Retype exactly what appears below from the line containing "Convert this chart to matplotlib code." down to the line containing "ylim = (-0.04 * ymax, ymax * 1.04)", keeping both end lines. Do not include pictures.

Stored data entries
---*---
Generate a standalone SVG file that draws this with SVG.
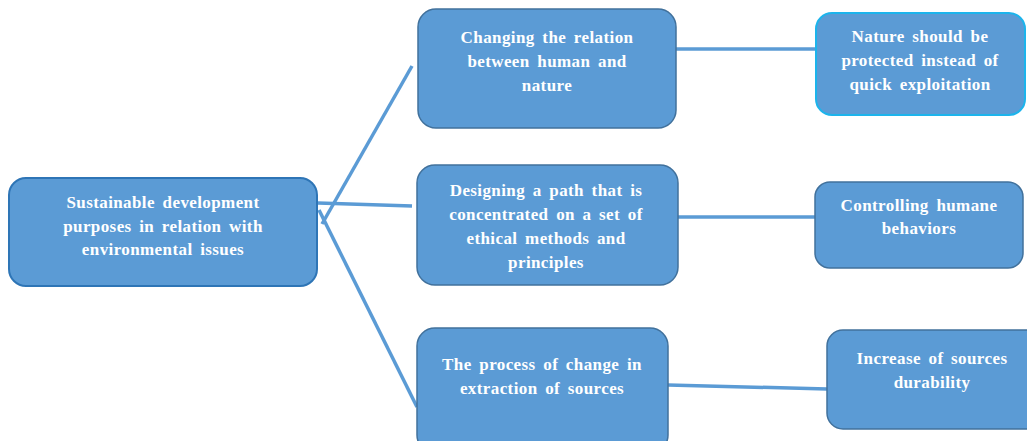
<svg xmlns="http://www.w3.org/2000/svg" width="1027" height="441" viewBox="0 0 1027 441">
  <style>
    .box { fill: #5b9bd5; stroke: #41719c; stroke-width: 1.5; }
    .box.root { stroke: #2e75b6; stroke-width: 2; }
    .box.cyan { stroke: #1cb4ec; stroke-width: 2; }
    .lbl { font-family: "Liberation Serif", "Times New Roman", serif; font-weight: bold; font-size: 17px; fill: #ffffff; text-anchor: middle; letter-spacing: 0.4px; word-spacing: 3px; }
    .link { stroke: #5b9bd5; stroke-width: 3.5; fill: none; }
  </style>
  <rect width="1027" height="441" fill="#ffffff"/>

  <g id="connectors">
    <line class="link" x1="412" y1="66" x2="322" y2="224"/>
    <line class="link" x1="318" y1="203" x2="412" y2="206"/>
    <line class="link" x1="319" y1="210" x2="417" y2="407"/>
    <line class="link" x1="676" y1="49" x2="816" y2="49"/>
    <line class="link" x1="678" y1="217" x2="815" y2="217"/>
    <line class="link" x1="668" y1="385" x2="827" y2="389"/>
  </g>

  <g id="root">
    <rect class="box root" x="9" y="178" width="308" height="108" rx="17"/>
    <text class="lbl" x="163" y="208">Sustainable development</text>
    <text class="lbl" x="163" y="232">purposes in relation with</text>
    <text class="lbl" x="163" y="255">environmental issues</text>
  </g>

  <g id="changing">
    <rect class="box" x="418" y="9" width="258" height="119" rx="18"/>
    <text class="lbl" x="547" y="43">Changing the relation</text>
    <text class="lbl" x="547" y="67">between human and</text>
    <text class="lbl" x="547" y="91">nature</text>
  </g>

  <g id="designing">
    <rect class="box" x="417" y="165" width="261" height="120" rx="18"/>
    <text class="lbl" x="546" y="196">Designing a path that is</text>
    <text class="lbl" x="546" y="220">concentrated on a set of</text>
    <text class="lbl" x="546" y="244">ethical methods and</text>
    <text class="lbl" x="546" y="268">principles</text>
  </g>

  <g id="process">
    <rect class="box" x="417" y="328" width="251" height="125" rx="18"/>
    <text class="lbl" x="542" y="370">The process of change in</text>
    <text class="lbl" x="542" y="394">extraction of sources</text>
  </g>

  <g id="nature">
    <rect class="box cyan" x="816" y="13" width="209" height="102" rx="16"/>
    <text class="lbl" x="920" y="42">Nature should be</text>
    <text class="lbl" x="920" y="66">protected instead of</text>
    <text class="lbl" x="920" y="90">quick exploitation</text>
  </g>

  <g id="controlling">
    <rect class="box" x="815" y="182" width="208" height="86" rx="15"/>
    <text class="lbl" x="919" y="211">Controlling humane</text>
    <text class="lbl" x="919" y="234">behaviors</text>
  </g>

  <g id="increase">
    <rect class="box" x="827" y="330" width="215" height="99" rx="16"/>
    <text class="lbl" x="932" y="364">Increase of sources</text>
    <text class="lbl" x="932" y="388">durability</text>
  </g>
</svg>
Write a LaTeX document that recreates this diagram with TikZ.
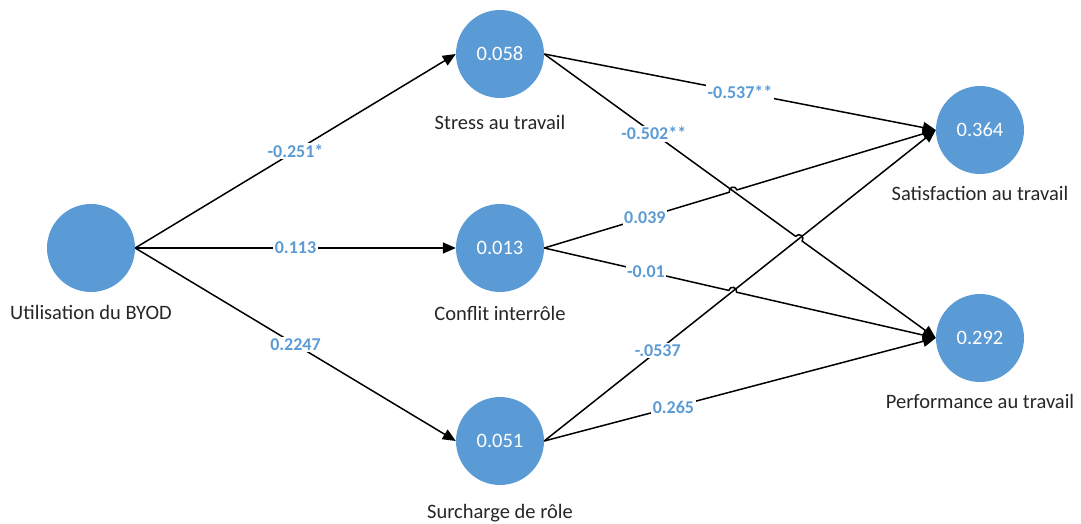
\documentclass[tikz,border=0pt]{standalone}
\usepackage{fontspec}
\setmainfont{Carlito}
\usetikzlibrary{arrows.meta,calc}
\definecolor{cblue}{HTML}{5B9BD5}
\begin{document}
\begin{tikzpicture}[x=1pt,y=-1pt,
  lv/.style={circle, fill=cblue, minimum size=88pt, inner sep=0pt, text=white, font=\fontsize{20.5}{24}\selectfont},
  lbl/.style={text=black!85, anchor=base, inner sep=0pt, font=\fontsize{20.5}{24}\selectfont},
  coef/.style={fill=white, text=cblue, inner sep=1.5pt, font=\bfseries\fontsize{18}{22}\selectfont},
  conn/.style={draw=black, line width=1.5pt, -{Triangle[length=13pt,width=11pt]}},
  hop/.style={bend left=90, looseness=1.7}]
\path[use as bounding box] (0,0) rectangle (1081,524);
% latent variables
\node[lv] (b) at (91,248) {};
\node[lv] (s) at (500,54) {0.058};
\node[lv] (c) at (500,248) {0.013};
\node[lv] (r) at (500,441) {0.051};
\node[lv] (sat) at (980,130) {0.364};
\node[lv] (p) at (980,338) {0.292};
% names
\node[lbl] (bl) at (91,319) {Utilisation du BYOD};
\node[lbl] (sl) at (500,129) {Stress au travail};
\node[lbl] (cl) at (500,320) {Conflit interrôle};
\node[lbl] (rl) at (500,518) {Surcharge de rôle};
\node[lbl] (satl) at (980,200) {Satisfaction au travail};
\node[lbl] (pl) at (980,408) {Performance au travail};
% anchors
\coordinate (sE) at (s.east);
\coordinate (cE) at (c.east);
\coordinate (rE) at (r.east);
\coordinate (satW) at (sat.west);
\coordinate (pW) at (p.west);
\coordinate (X1) at (intersection of sE--pW and cE--satW);
\coordinate (X2) at (intersection of rE--satW and cE--pW);
\coordinate (X3) at (intersection of sE--pW and rE--satW);
% connectors
\draw[conn] (b.east) -- (s.west);
\draw[conn] (b.east) -- (c.west);
\draw[conn] (b.east) -- (r.west);
\draw[conn] (sE) -- (satW);
\draw[conn] (sE) -- ($(X3)!4pt!(sE)$) to[hop] ($(X3)!4pt!(pW)$) -- (pW);
\draw[conn] (cE) -- ($(X1)!4pt!(cE)$) to[hop] ($(X1)!4pt!(satW)$) -- (satW);
\draw[conn] (cE) -- ($(X2)!4pt!(cE)$) to[hop] ($(X2)!4pt!(pW)$) -- (pW);
\draw[conn] (rE) -- (satW);
\draw[conn] (rE) -- (pW);
% coefficients
\node[coef] (k1) at ($(b.east)!0.5!(s.west)$) {-0.251*};
\node[coef] (k2) at ($(b.east)!0.5!(c.west)$) {0.113};
\node[coef] (k3) at ($(b.east)!0.5!(r.west)$) {0.2247};
\node[coef] (k4) at ($(sE)!0.5!(satW)$) {-0.537**};
\node[coef] (k5) at ($(sE)!0.28!(pW)$) {-0.502**};
\node[coef] (k6) at ($(cE)!0.257!(satW)$) {0.039};
\node[coef] (k7) at ($(cE)!0.26!(pW)$) {-0.01};
\node[coef] (k8) at ($(rE)!0.29!(satW)$) {-.0537};
\node[coef] (k9) at ($(rE)!0.33!(pW)$) {0.265};
\end{tikzpicture}
\end{document}
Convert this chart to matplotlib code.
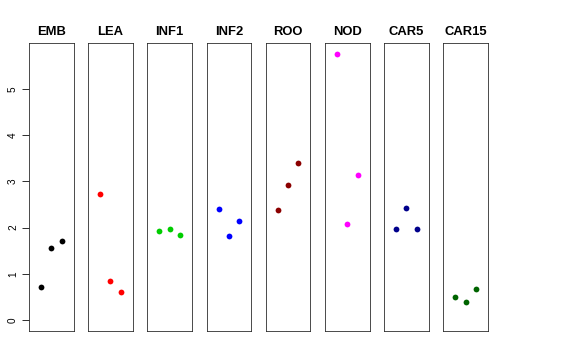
import numpy as np
import matplotlib
matplotlib.use('Agg')
import matplotlib.pyplot as plt

plt.rcParams['font.family'] = ['Liberation Sans', 'DejaVu Sans']

tissues = ['EMB', 'LEA', 'INF1', 'INF2', 'ROO', 'NOD', 'CAR5', 'CAR15']
colors = ['black', 'red', '#00CD00', 'blue', '#8B0000', 'magenta', '#00008B', '#006400']
reps = [1, 2, 3]
values = [
    [0.71, 1.57, 1.72],
    [2.72, 0.85, 0.62],
    [1.92, 1.97, 1.84],
    [2.40, 1.82, 2.14],
    [2.39, 2.93, 3.40],
    [5.75, 2.08, 3.14],
    [1.97, 2.43, 1.98],
    [0.50, 0.40, 0.67],
]
yticks = [0, 1, 2, 3, 4, 5]

W, H = 576, 360
fig = plt.figure(figsize=(W / 72, H / 72), dpi=72)

ymax = max(max(v) for v in values)
ylim = (-0.04 * ymax, ymax * 1.04)

left0, step, width = 29, 59.2, 44.5
bottom, top = 29, 316.7
for i, (name, col, vals) in enumerate(zip(tissues, colors, values)):
    ax = fig.add_axes([(left0 + i * step) / W, bottom / H, width / W, (top - bottom) / H])
    ax.plot(reps, vals, 'o', color=col, markersize=5.8, markeredgewidth=0)
    ax.set_xlim(-0.16, 4.16)
    ax.set_ylim(*ylim)
    ax.set_xticks([])
    for s in ax.spines.values():
        s.set_linewidth(0.8)
        s.set_color('#222222')
    ax.set_title(name, fontsize=13, fontweight='bold', pad=8)
    if i == 0:
        ax.set_yticks(yticks)
        ax.set_yticklabels([str(t) for t in yticks], rotation=90, va='center', fontsize=10)
        ax.tick_params(axis='y', length=7, width=0.8, pad=4)
    else:
        ax.set_yticks([])

fig.savefig('out.png', dpi=72)
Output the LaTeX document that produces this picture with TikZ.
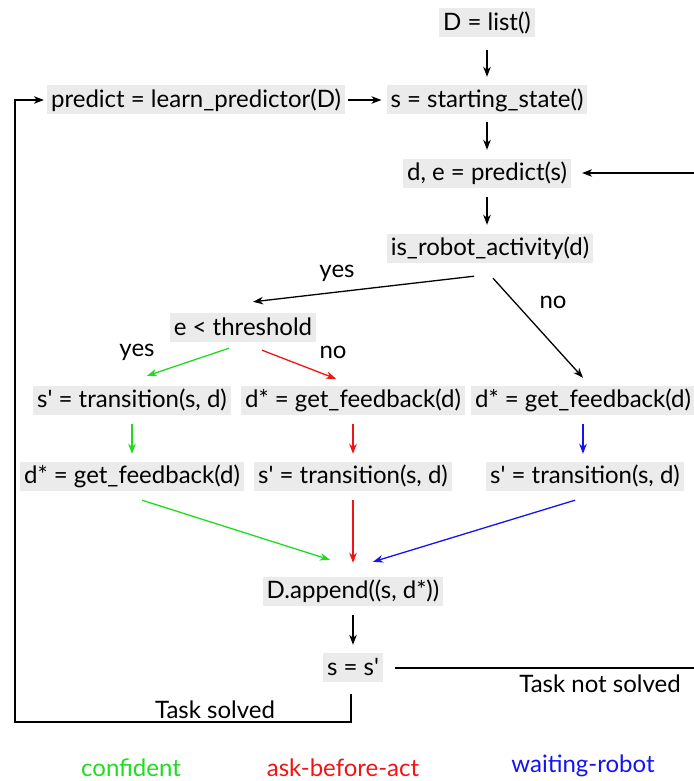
\documentclass[tikz,border=0pt]{standalone}
\usepackage{fontspec}
\setmainfont{Lato}[Ligatures=TeXOff]
\usetikzlibrary{arrows.meta}
\definecolor{boxgray}{RGB}{235,235,235}
\definecolor{cgreen}{RGB}{30,220,30}
\definecolor{cred}{RGB}{240,20,20}
\definecolor{cblue}{RGB}{20,20,240}
\begin{document}
\begin{tikzpicture}[x=1pt,y=-1pt,
  box/.style={fill=boxgray,inner xsep=4pt,inner ysep=0pt,minimum height=29pt,font=\fontsize{24}{28}\selectfont},
  lbl/.style={font=\fontsize{24}{28}\selectfont,inner sep=0pt},
  arr/.style={-{Stealth[length=10pt,width=7.5pt,inset=3pt]},line width=1.3pt},
  ln/.style={line width=1.5pt}]
\useasboundingbox (0,0) rectangle (693,781);
\node[box] (D) at (487,23) {D = list()};
\node[box] (lp) at (196,100) {predict = learn\_predictor(D)};
\node[box] (ss) at (487,100) {s = starting\_state()};
\node[box] (pr) at (487,173) {d, e = predict(s)};
\node[box] (ir) at (490,248) {is\_robot\_activity(d)};
\node[box] (th) at (243,327) {e < threshold};
\node[box] (t1) at (132,400) {s' = transition(s, d)};
\node[box] (g2) at (353,400) {d* = get\_feedback(d)};
\node[box] (g3) at (583,400) {d* = get\_feedback(d)};
\node[box] (g1) at (132,476) {d* = get\_feedback(d)};
\node[box] (t2) at (353,476) {s' = transition(s, d)};
\node[box] (t3) at (585,476) {s' = transition(s, d)};
\node[box] (ap) at (353,591) {D.append((s, d*))};
\node[box] (se) at (353,667) {s = s'};
\coordinate (R1) at (700,173);
\coordinate (R2) at (700,668);
\coordinate (L1) at (15,722);
\coordinate (L2) at (15,100);

\draw[arr] ([shift={(0,12.5)}]D.south) -- ([shift={(0,-8.5)}]ss.north);
\draw[arr] ([shift={(3,0)}]lp.east) -- ([shift={(-5,0)}]ss.west);
\draw[arr] ([shift={(0,7.5)}]ss.south) -- ([shift={(0,-8.5)}]pr.north);
\draw[arr] ([shift={(0,9.5)}]pr.south) -- ([shift={(-3,-8.5)}]ir.north);
\draw[arr] ([shift={(-16,13.5)}]ir.south) -- ([shift={(10,-10.5)}]th.north);
\draw[arr] ([shift={(3,15.5)}]ir.south) -- ([shift={(0,-7.5)}]g3.north);
\draw[arr,cgreen] ([shift={(-14,6.5)}]th.south) -- ([shift={(15,-9.5)}]t1.north);
\draw[arr,cred] ([shift={(19,8.5)}]th.south) -- ([shift={(-17,-6.5)}]g2.north);
\draw[arr,cgreen] ([shift={(0,9.5)}]t1.south) -- ([shift={(0,-7.5)}]g1.north);
\draw[arr,cred] ([shift={(0,9.5)}]g2.south) -- ([shift={(0,-7.5)}]t2.north);
\draw[arr,cblue] ([shift={(0,9.5)}]g3.south) -- ([shift={(-2,-7.5)}]t3.north);
\draw[arr,cgreen] ([shift={(10,9.5)}]g1.south) -- ([shift={(-23,-16.5)}]ap.north);
\draw[arr,cred] ([shift={(0,9.5)}]t2.south) -- ([shift={(0,-13.5)}]ap.north);
\draw[arr,cblue] ([shift={(-10,9.5)}]t3.south) -- ([shift={(20,-14.5)}]ap.north);
\draw[arr] ([shift={(0,9.5)}]ap.south) -- ([shift={(0,-7.5)}]se.north);
\draw[ln] ([shift={(12,1)}]se.east) -- (R2);
\draw[arr] (R1) -- ([shift={(11,0)}]pr.east);
\draw[arr] ([shift={(-2,12.5)}]se.south) |- (L1) -- (L2) -- ([shift={(-3,0)}]lp.west);
\node[lbl] (y1) at (337,273) {yes};
\node[lbl] (n1) at (553,302) {no};
\node[lbl] (y2) at (137,352) {yes};
\node[lbl] (n2) at (333,352) {no};
\node[lbl] (tns) at (600,684) {Task not solved};
\node[lbl] (ts) at (215,710) {Task solved};
\node[lbl,text=cgreen] (lg1) at (131,768) {confident};
\node[lbl,text=cred] (lg2) at (343,768) {ask-before-act};
\node[lbl,text=cblue] (lg3) at (583,766) {waiting-robot};
\end{tikzpicture}
\end{document}
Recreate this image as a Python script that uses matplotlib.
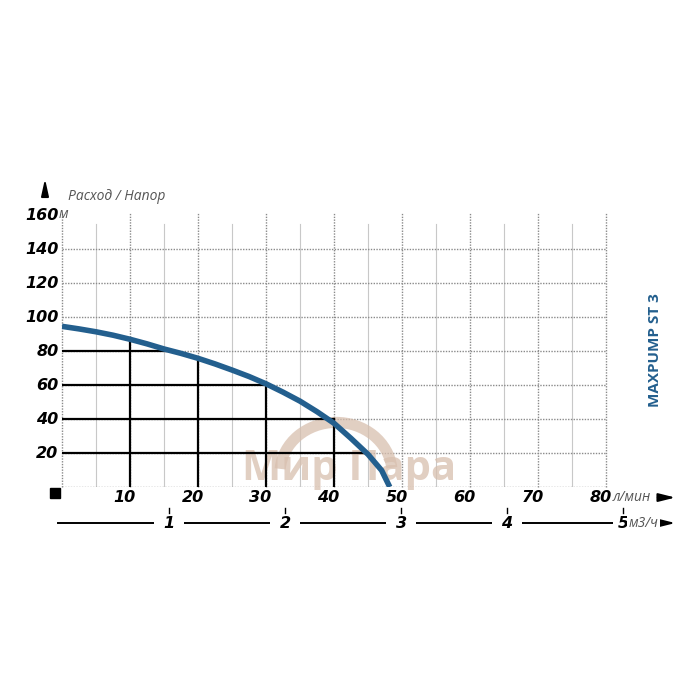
---*---
**Task result**
Convert this chart to matplotlib code.
import numpy as np
import matplotlib
matplotlib.use('Agg')
import matplotlib.pyplot as plt

plt.rcParams['font.family'] = ['Liberation Sans', 'DejaVu Sans']

tissues = ['EMB', 'LEA', 'INF1', 'INF2', 'ROO', 'NOD', 'CAR5', 'CAR15']
colors = ['black', 'red', '#00CD00', 'blue', '#8B0000', 'magenta', '#00008B', '#006400']
reps = [1, 2, 3]
values = [
    [0.71, 1.57, 1.72],
    [2.72, 0.85, 0.62],
    [1.92, 1.97, 1.84],
    [2.40, 1.82, 2.14],
    [2.39, 2.93, 3.40],
    [5.75, 2.08, 3.14],
    [1.97, 2.43, 1.98],
    [0.50, 0.40, 0.67],
]
yticks = [0, 1, 2, 3, 4, 5]

W, H = 576, 360
fig = plt.figure(figsize=(W / 72, H / 72), dpi=72)

ymax = max(max(v) for v in values)
ylim = (-0.04 * ymax, ymax * 1.04)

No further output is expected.